Truth does not exist in the abstract but in the minute particulars of our lives. It is the truth of how things are and also are. The truth of how things need to be. The truth of what is important. The truth of what can be done. The truth of what needs to be done. The truth of who we are being asked to be by the nature and circumstances of our lives, by the here and now of existence, to make things more like they ought to be, need to be, than they are.

We will always have what we need to do what needs to be done, but. We will not always want to do it. Jesus’ prayer in Gethsemane is our prayer in every place: “Thy will, not mine be done.” We grow up against our will. Amen! May it be so!

Monday, March 14, 2011

Preached to the Milton Presbyterian Church, Milton, NC

There are themes that run through all I say. One theme is this: I’m here to connect you with God and with your lives. These are not two things. This is one thing. As I connect you with God, I connect you with your life. As I connect you with your life, I connect you with God. God and your life are one thing. You can’t have one without the other. Your life is an expression of God. As you live the life that is your life to live, God becomes visible, is made known.

One of the problems with the church of our experience is that it has disconnected God from our lives. It has told us, taught us, to believe in God apart from our lives. Our lives are “down here,” with us, all own doing, and God is “up there,” “the man upstairs,” you know. Well. There is no man. There are no stairs. God is in our lives, in the life that is our life to live. God comes wrapped up in the life that is truly our life to live. If we want to know God, we have to live in certain ways. We cannot live any way we please. We cannot live any old old life we settle for. We must live the life that is ours, the life that we are called to live. When we embrace that life, our life, we embrace God. This is one theme.

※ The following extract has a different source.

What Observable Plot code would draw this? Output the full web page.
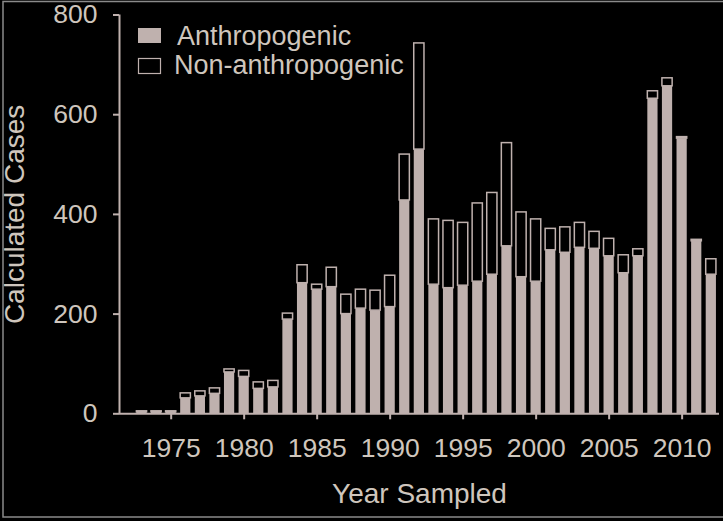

Another theme is that I’m here to tell you to Wake UP! Grow UP! Square Yourself Up With Your Life As It Is And As It Must Be! This is the deep work that is ours to do. We must do it because there is no one but us to do it. The work is difficult—it is so difficult it is called the Hero’s Journey—because we don’t want to do it. We do not want our life as it is or as it must be. We want a different better life. We have ideas, aspirations, dreams, goals, ambitions, and neither life as it is nor life as it must be compliments what we have in mind. Which is why I’m here to tell you to Wake UP! Grow UP! Square Yourself Up With Your Life As It Is And As It Must Be!

Your life as it is is the context and circumstances within which you live. You live in Milton, North Carolina. You do not live in Charlotte or New York or London or Paris. Your life here is different than it would be if you lived somewhere else. You have different choices. Different options. Different opportunities. You were born when and where you were born. Your parents were your parents. All the facts that have governed your life are your facts to square yourself up with. They are different from each others’ facts, from my facts, but we all have the same work to do of squaring ourselves up with the facts that we have had to work with, deal with, all our lives long. We never complete that work. It is always to be done.

These facts of our lives, the time and place of our living, our choices and opportunities, etc. are our fate. They are the things we were born into. The things we cannot help, like the color of our hair or the size of our footprint, or how fast we can run the hundred yard, or now the hundred meter, dash. And we have to square ourselves up with them because they are what they are, and together they form the context and circumstances of our lives.

Now, within that context and those circumstances—within the fate that is ours—we are called to live out our life as it must be. This is our destiny. Our destiny is who we are called to become. Our destiny is what we are capable of doing with our fate, with the facts that determine so much of our life. They don’t determine all of our life, unless we let them, unless we cave into the facts and give into our fate and surrender hopelessly to the context and circumstances of our living in a “Who cares? Why try? What difference does it make?” kind of way.

I am here to remind you that God is with us within the context and circumstances of our lives, within the fate that defines our living, the facts that limit our lives, to enable and assist us in embracing and serving our destiny and becoming who we are capable of being within the limits and boundaries of our lives. And here we are back to the first theme, connecting with God and connecting with our lives and becoming who we are asked to be within the context and circumstances of our life. This is our work. And we are not alone in that work. God is with us in that work to do the work.

This is the thing. God is with us to do the work. God is not with us so that we might live any way we choose, so that we can fritter away our time in trivial pursuits, in entertaining pastimes—so that we can hang out at the mall or take trips and cruses until we die. God is with us for the specific purpose of doing the work of becoming who we are, bringing forth the gifts and the genius that are ours to bring forth in blessing the world. Which is exactly what Abraham’s journey to the Land of Promise is all about.

This is the hero’s journey, the hero’s task. Abraham leaves home in search of home. He leaves his physical home in search of the home of his spirit, his soul. He is in search of where he belongs, in search of what he belongs to. Where we belong—what we belong to—is the Promised Land, which is also the Kingdom of God, which is The New Jerusalem, which is where we and God are as one. This does not exist in some far off future, but is right here and right now when we take up the search for the gift we have been given, for the life we are called to live, for the work that is ours to do, for where we belong, for what we belong to. To take up this search is to, in Jesus’ words, “have life and have it abundantly.” It is to live the life we are called to live, bringing ourselves—the self we are created to be—and God forth into the world of normal, apparent reality.